Now consider the formula $T(⌜\alpha ⌝,t_0)$ in which truth is ascribed to $\alpha$ relative to $m_0$. This formula represents (2). In $\mathcal{M}$, ${\left[T(⌜\alpha ⌝,t_0)\right]}_{m/h_1}=1$ for any $m/h_1$, given that ${\left[\alpha \right]}_{m_0/h_1}=1$. This means that (2) is true as uttered today relative to $h_1$, that is, today one correctly says that (1) is true. By contrast, the same formula $T(⌜\alpha ⌝,t_0)$ turns out to be false relative to $m_0/h_2$, given that ${\left[\alpha \right]}_{m_0/h_2}=0$. That is, today it is false to say that (1) is true.
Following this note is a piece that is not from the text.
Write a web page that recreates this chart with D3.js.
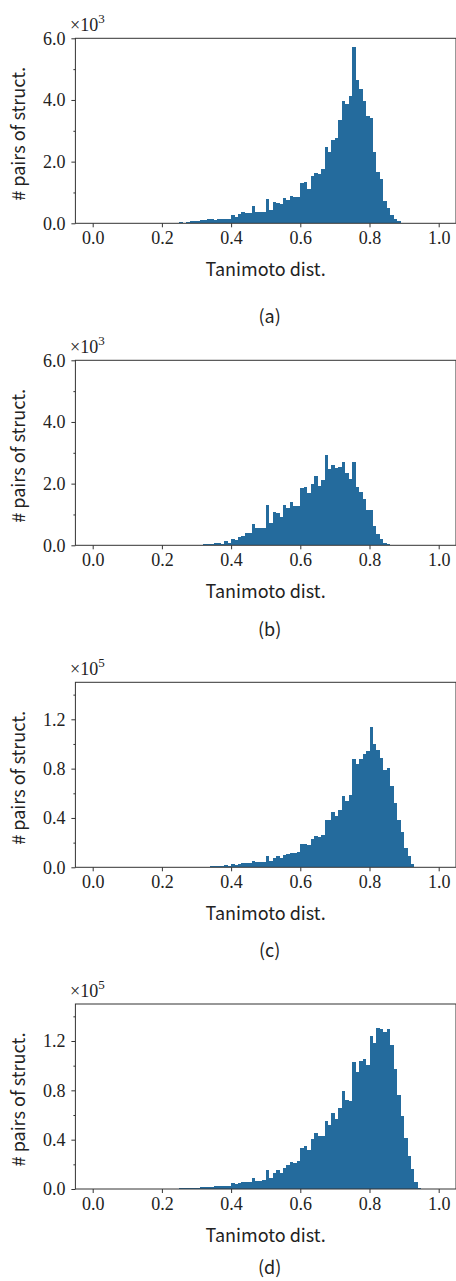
<!DOCTYPE html>
<html>
<head>
<meta charset="utf-8">
<script src="https://cdn.jsdelivr.net/npm/d3@7/dist/d3.min.js"></script>
<style>
  html, body { margin: 0; padding: 0; background: #fff; }
  svg { display: block; }
</style>
</head>
<body>
<svg id="chart" width="456" height="1281"></svg>
<script>
// ---------- DATA ----------
const binWidth = 0.01;
const panelLabels = ["(a)", "(b)", "(c)", "(d)"];
const xTickValues = [0, 0.2, 0.4, 0.6, 0.8, 1.0];
const xLabel = "Tanimoto dist.";
const yLabel = "# pairs of struct.";

const binStartA = 0.25;
const countsA = [30, 15, 45, 60, 70, 80, 100, 110, 130, 140, 110, 130,
  140, 140, 140, 270, 205, 300, 370, 345, 345, 560, 370, 370, 370,
  790, 430, 700, 670, 630, 820, 760, 890, 850, 850,
  1310, 1340, 1110, 1535, 1630, 1600, 1760, 2475, 2310, 2700, 2770,
  3350, 3970, 3870, 4130, 5720, 4650, 4360, 3970, 3480, 3420,
  2310, 1665, 1440, 725, 500, 270, 140, 75, 20];

const binStartB = 0.32;
const countsB = [30, 35, 45, 60, 70, 55, 130, 75, 195, 160, 260, 290, 390, 390,
  680, 550, 550, 550, 1300, 715, 1070, 1040, 910, 1300, 1200, 1395, 1265, 1265,
  1850, 1880, 1690, 1980, 2240, 1910, 2110, 2920, 2465, 2595, 2500, 2530, 2690,
  2335, 2140, 2690, 1880, 1720, 1490, 1135, 1135, 615, 355, 195, 75, 30, 10, 5];

const binStartC = 0.31;
const countsC = [400, 500, 600, 700, 800, 900, 1080, 1620, 1080, 2430, 1900, 2700,
  3500, 3500, 3500, 5140, 4600, 4050, 4300, 9200, 5140, 7570, 8900, 7570,
  10000, 11100, 11600, 11600, 12400, 18900, 18900, 18100, 23000, 25400, 24600,
  26200, 38400, 38400, 44900, 41600, 46500, 57800, 53800, 58700,
  87800, 83800, 87800, 91900, 94300, 113800, 100000, 95100, 88700, 78900,
  80500, 66000, 52200, 38400, 28700, 15700, 9200, 2700, 270];

const binStartD = 0.22;
const countsD = [300, 400, 400, 500, 500, 600, 700, 900, 1100, 1300, 1500, 1800,
  2000, 2200, 2200, 2700, 2700, 2160, 4600, 3800, 4600, 5400, 5400, 5400,
  8650, 6200, 6200, 7000, 15100, 8650, 12700, 15100, 12700, 16800, 19200,
  21600, 20800, 22400, 33000, 34600, 31400, 40300, 45100, 42700, 42700,
  54900, 51600, 61400, 56500, 65400, 79200, 71900, 71100,
  102700, 94600, 103500, 105100, 100300, 123800, 118100, 130300, 129500,
  127000, 129500, 116500, 97000, 76000, 58900, 41100, 26500, 15900, 5400, 540];

const yMaxSmall = 6000;
const yMajorSmall = [0, 2000, 4000, 6000];
const yMinorSmall = [1000, 3000, 5000];
const yExpSmall = 3;

const yMaxLarge = 150000;
const yMajorLarge = [0, 40000, 80000, 120000];
const yMinorLarge = [20000, 60000, 100000, 140000];
const yExpLarge = 5;

// ---------- LAYOUT ----------
const svg = d3.select("#chart");
const plotLeft = 75.4, plotW = 380.6, plotH = 185;
const panelTops = [38.3, 360.3, 682.3, 1004.0];
const panelLabelOffsets = [100, 91, 90, 85];
const barColor = "#246b9d";
const serif = "'Liberation Serif', 'DejaVu Serif', serif";
const sans = "'Noto Sans CJK JP', 'Noto Sans', sans-serif";

const panels = [
  {start: binStartA, counts: countsA, yMax: yMaxSmall, major: yMajorSmall, minor: yMinorSmall, exp: yExpSmall},
  {start: binStartB, counts: countsB, yMax: yMaxSmall, major: yMajorSmall, minor: yMinorSmall, exp: yExpSmall},
  {start: binStartC, counts: countsC, yMax: yMaxLarge, major: yMajorLarge, minor: yMinorLarge, exp: yExpLarge},
  {start: binStartD, counts: countsD, yMax: yMaxLarge, major: yMajorLarge, minor: yMinorLarge, exp: yExpLarge}
];

const x = d3.scaleLinear().domain([-0.05, 1.05]).range([0, plotW]);

panels.forEach((p, i) => {
  const top = panelTops[i];
  const g = svg.append("g").attr("transform", `translate(${plotLeft},${top})`);
  const y = d3.scaleLinear().domain([0, p.yMax]).range([plotH, 0]);
  const scaleDiv = Math.pow(10, p.exp);

  const bins = p.counts.map((c, k) => ({
    x0: +(p.start + k * binWidth).toFixed(4),
    x1: +(p.start + (k + 1) * binWidth).toFixed(4),
    v: c
  }));

  g.append("g").selectAll("rect").data(bins).join("rect")
    .attr("x", d => x(d.x0))
    .attr("width", d => x(d.x1) - x(d.x0))
    .attr("y", d => y(d.v))
    .attr("height", d => plotH - y(d.v))
    .attr("fill", barColor)
    .attr("shape-rendering", "crispEdges");

  // x axis
  const xAxis = d3.axisBottom(x).tickValues(xTickValues)
    .tickFormat(d3.format(".1f")).tickSize(4).tickSizeOuter(0).tickPadding(4);
  const gx = g.append("g").attr("transform", `translate(0,${plotH})`).call(xAxis);
  gx.select(".domain").remove();
  gx.selectAll("text").attr("font-family", serif).attr("font-size", 18).attr("fill", "#222");
  gx.selectAll("line").attr("stroke", "#333");

  // y axis major
  const yAxis = d3.axisLeft(y).tickValues(p.major)
    .tickFormat(v => (v / scaleDiv).toFixed(1)).tickSize(4).tickSizeOuter(0).tickPadding(6);
  const gy = g.append("g").call(yAxis);
  gy.select(".domain").remove();
  gy.selectAll("text").attr("font-family", serif).attr("font-size", 18).attr("fill", "#222");
  gy.selectAll("line").attr("stroke", "#333");

  // y axis minor
  const yMinor = d3.axisLeft(y).tickValues(p.minor).tickFormat("").tickSize(2).tickSizeOuter(0);
  const gym = g.append("g").call(yMinor);
  gym.select(".domain").remove();
  gym.selectAll("line").attr("stroke", "#333");

  // frame
  g.append("rect").attr("x", 0).attr("y", 0).attr("width", plotW).attr("height", plotH)
    .attr("fill", "none").attr("stroke", "#333").attr("stroke-width", 1);

  // offset text ×10^n
  const off = g.append("text").attr("x", -5.4).attr("y", -7.3)
    .attr("font-family", serif).attr("font-size", 18).attr("fill", "#222");
  off.append("tspan").text("×10");
  off.append("tspan").attr("font-size", 13).attr("dy", -8).text(String(p.exp));

  // x label
  g.append("text").attr("x", plotW / 2).attr("y", plotH + 52.5)
    .attr("text-anchor", "middle").attr("font-family", sans).attr("font-size", 18)
    .attr("fill", "#222").text(xLabel);

  // panel label
  g.append("text").attr("x", plotW / 2 + 4).attr("y", plotH + panelLabelOffsets[i])
    .attr("text-anchor", "middle").attr("font-family", sans).attr("font-size", 18)
    .attr("fill", "#222").text(panelLabels[i]);

  // y label
  g.append("text").attr("transform", `translate(${25 - plotLeft},${plotH / 2 + 3}) rotate(-90)`)
    .attr("text-anchor", "middle").attr("font-family", sans).attr("font-size", 18)
    .attr("fill", "#222").text(yLabel);
});
</script>
</body>
</html>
Finally, consider the formulas $T(⌜\alpha ⌝,p\left(t_1\right))$ and $T(⌜\alpha ⌝,p\left(t_2\right))$, which represent (3) as uttered by two assessors located, respectively, at $m_1$ and $m_2$. In $\mathcal{M}$, we obtain ${\left[T(⌜\alpha ⌝,p\left(t_1\right))\right]}_{m_1/h_1}=1$. For any assignment $\sigma$, ${\left[p\left(t_1\right)\right]}_{\sigma ,h_1}={\left[t_0\right]}_{\sigma ,h_1}$, so ${\left[T(⌜\alpha ⌝,p\left(t_1\right))\right]}_{m/h_1}={\left[T(⌜\alpha ⌝,t_0)\right]}_{m/h_1}$ for any $m\in h_1$. Similarly, we get that ${\left[T(⌜\alpha ⌝,p\left(t_2\right))\right]}_{m_2/h_2}=0$. For any assignment $\sigma$, ${\left[p\left(t_2\right)\right]}_{\sigma ,h_2}={\left[t_0\right]}_{\sigma ,h_2}$, so ${\left[T(⌜\alpha ⌝,p\left(t_2\right))\right]}_{m/h_2}={\left[T(⌜\alpha ⌝,t_0)\right]}_{m/h_2}$ for any $m\in h_2$.

Note that $\mathcal{M}$ does not provide an answer to the question whether (1)–(3) are actually true, or true simpliciter, for $\mathcal{M}$ does not say which of the two histories is the actual history. If $h_1$ is the actual history, (1)–(3) are true. Instead, if $h_2$ is the actual history, (1)–(3) are false. In any case, the truth value of (1)–(3) depends on what happens in the actual history.

When one imagines that a future contingent $\alpha$ is assessed at a context c, one reasons as if c were the actual context. Since a model of $\mathsf{L}$ simply provides a set of possible contexts—that is, a set of moment–history pairs—without specifying what is actual and what is not, to imagine that a given context is actual is to make a hypothesis about the model. Thus, when one imagines that (1) is evaluated at $m_2$, one imagines that $h_2$ is the actual history, and so that the relevant moment–history pair that includes $m_0$ is $m_0/h_2$. According to our semantics, (3) turns out to be false in that case, for the same reason for which (1) is false, namely that it is rainy at $m_2$. In other words, Ockhamism does not predict that an assessor located at $m_2/h_2$ should evaluate (1) as true as uttered the day before. Similar considerations apply to (4).